--- start of RECORDS PROVIDED ---
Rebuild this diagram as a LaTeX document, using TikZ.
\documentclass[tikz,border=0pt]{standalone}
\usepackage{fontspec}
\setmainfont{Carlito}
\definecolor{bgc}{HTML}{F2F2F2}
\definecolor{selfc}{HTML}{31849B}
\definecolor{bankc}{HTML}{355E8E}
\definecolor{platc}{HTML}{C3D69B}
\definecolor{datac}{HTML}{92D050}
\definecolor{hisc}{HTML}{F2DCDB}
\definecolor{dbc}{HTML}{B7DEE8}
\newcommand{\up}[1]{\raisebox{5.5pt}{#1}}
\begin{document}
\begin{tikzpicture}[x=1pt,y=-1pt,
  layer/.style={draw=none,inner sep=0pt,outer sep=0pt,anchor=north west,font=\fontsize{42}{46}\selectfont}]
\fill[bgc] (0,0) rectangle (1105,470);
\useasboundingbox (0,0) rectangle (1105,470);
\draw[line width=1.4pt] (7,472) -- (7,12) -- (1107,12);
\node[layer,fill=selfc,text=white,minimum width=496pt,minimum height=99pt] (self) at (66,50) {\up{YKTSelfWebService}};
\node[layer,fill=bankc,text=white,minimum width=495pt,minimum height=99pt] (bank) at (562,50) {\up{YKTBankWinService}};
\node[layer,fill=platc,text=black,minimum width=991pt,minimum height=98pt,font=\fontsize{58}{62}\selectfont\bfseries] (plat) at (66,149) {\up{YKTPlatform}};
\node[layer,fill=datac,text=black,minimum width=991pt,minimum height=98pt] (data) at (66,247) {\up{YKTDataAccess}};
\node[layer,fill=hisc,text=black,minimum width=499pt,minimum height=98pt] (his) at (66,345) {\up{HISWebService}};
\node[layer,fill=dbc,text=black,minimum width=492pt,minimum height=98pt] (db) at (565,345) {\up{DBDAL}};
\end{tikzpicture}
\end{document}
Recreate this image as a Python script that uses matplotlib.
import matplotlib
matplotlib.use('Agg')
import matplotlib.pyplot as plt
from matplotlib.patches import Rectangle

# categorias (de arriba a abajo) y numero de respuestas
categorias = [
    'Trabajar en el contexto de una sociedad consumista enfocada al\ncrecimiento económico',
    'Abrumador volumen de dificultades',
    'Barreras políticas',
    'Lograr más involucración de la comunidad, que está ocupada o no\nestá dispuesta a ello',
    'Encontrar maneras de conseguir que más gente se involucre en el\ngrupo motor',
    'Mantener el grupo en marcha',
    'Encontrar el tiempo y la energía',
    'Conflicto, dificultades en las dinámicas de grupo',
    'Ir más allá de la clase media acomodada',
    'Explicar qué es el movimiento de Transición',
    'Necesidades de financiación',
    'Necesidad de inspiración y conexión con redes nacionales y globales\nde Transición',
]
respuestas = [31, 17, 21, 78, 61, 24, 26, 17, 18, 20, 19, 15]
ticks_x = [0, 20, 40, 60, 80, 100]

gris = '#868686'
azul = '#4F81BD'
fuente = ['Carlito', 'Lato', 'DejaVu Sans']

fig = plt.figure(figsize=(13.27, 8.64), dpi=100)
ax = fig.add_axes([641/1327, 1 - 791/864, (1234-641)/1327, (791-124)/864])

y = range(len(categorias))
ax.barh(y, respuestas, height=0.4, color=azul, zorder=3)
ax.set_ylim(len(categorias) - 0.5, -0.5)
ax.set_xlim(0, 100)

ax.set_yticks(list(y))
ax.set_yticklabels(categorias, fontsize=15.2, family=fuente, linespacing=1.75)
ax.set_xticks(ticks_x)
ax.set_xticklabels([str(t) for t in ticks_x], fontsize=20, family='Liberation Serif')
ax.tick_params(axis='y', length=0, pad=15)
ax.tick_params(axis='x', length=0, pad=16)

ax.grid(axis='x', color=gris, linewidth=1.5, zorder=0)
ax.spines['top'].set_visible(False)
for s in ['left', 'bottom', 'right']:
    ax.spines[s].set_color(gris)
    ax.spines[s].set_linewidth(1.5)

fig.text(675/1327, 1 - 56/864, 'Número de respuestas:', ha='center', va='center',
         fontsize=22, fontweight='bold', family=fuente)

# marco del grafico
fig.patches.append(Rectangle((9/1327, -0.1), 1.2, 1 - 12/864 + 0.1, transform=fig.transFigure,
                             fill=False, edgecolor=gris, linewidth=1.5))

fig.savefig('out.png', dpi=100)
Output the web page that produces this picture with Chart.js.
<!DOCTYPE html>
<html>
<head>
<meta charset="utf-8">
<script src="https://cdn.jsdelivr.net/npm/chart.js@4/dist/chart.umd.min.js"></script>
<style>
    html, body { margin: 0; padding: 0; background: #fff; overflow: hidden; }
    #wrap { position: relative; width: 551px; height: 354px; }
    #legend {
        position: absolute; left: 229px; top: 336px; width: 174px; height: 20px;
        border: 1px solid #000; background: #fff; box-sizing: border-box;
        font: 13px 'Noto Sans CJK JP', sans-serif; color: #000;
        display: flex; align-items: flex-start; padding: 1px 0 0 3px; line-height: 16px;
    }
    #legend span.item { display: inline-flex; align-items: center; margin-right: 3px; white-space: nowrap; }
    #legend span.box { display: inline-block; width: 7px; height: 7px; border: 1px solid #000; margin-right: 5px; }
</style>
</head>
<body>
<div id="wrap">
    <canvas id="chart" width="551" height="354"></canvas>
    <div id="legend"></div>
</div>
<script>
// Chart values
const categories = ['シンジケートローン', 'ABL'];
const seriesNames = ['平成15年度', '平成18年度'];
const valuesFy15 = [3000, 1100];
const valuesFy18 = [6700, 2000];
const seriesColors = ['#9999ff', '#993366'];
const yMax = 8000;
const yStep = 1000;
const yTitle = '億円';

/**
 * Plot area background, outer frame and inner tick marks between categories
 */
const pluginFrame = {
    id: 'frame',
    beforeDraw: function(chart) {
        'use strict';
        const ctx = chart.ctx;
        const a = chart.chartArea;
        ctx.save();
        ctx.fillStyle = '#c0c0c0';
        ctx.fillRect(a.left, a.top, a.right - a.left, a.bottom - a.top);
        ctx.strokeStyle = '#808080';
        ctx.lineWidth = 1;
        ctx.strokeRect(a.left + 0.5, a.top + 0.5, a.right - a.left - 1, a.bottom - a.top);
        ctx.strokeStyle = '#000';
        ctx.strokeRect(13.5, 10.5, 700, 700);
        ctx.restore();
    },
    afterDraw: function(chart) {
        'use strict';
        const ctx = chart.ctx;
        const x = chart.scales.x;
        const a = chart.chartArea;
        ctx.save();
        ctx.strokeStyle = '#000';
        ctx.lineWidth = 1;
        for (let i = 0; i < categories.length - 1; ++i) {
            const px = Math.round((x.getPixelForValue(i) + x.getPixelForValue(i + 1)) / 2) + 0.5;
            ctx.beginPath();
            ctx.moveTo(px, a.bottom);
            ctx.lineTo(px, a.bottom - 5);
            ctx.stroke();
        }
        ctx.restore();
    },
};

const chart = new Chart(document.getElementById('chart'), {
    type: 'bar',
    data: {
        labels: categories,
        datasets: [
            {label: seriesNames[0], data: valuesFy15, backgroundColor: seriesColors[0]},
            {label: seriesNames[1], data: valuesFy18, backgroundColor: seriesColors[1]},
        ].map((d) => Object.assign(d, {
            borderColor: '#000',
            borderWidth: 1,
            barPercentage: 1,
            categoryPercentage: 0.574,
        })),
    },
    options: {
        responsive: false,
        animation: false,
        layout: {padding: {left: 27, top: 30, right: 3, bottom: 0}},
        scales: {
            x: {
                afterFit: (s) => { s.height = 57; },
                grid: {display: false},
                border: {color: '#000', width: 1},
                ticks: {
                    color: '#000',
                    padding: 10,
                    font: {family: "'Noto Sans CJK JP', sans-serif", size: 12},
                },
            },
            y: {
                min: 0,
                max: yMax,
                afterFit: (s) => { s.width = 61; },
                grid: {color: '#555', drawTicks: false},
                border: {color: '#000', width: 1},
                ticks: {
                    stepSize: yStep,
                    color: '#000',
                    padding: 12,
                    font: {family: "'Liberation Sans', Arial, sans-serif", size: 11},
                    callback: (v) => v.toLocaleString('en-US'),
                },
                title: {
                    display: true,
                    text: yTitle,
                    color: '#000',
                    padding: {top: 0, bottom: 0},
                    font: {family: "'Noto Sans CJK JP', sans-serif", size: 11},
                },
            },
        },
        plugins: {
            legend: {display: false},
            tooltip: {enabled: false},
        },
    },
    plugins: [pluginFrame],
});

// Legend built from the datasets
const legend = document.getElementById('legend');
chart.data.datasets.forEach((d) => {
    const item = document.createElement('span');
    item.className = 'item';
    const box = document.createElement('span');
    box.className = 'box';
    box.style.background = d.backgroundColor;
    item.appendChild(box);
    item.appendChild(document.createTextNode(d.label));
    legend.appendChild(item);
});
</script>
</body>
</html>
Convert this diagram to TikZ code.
--- end of RECORDS PROVIDED ---
■ **REQUIRED WORK**
Transcribe, word for word, every line from the line with "Recreate this image" to the line with "from matplotlib.patches import Rectangle", inclusive, and output nothing else.

■ **FINISHED ANSWER**
Recreate this image as a Python script that uses matplotlib.
import matplotlib
matplotlib.use('Agg')
import matplotlib.pyplot as plt
from matplotlib.patches import Rectangle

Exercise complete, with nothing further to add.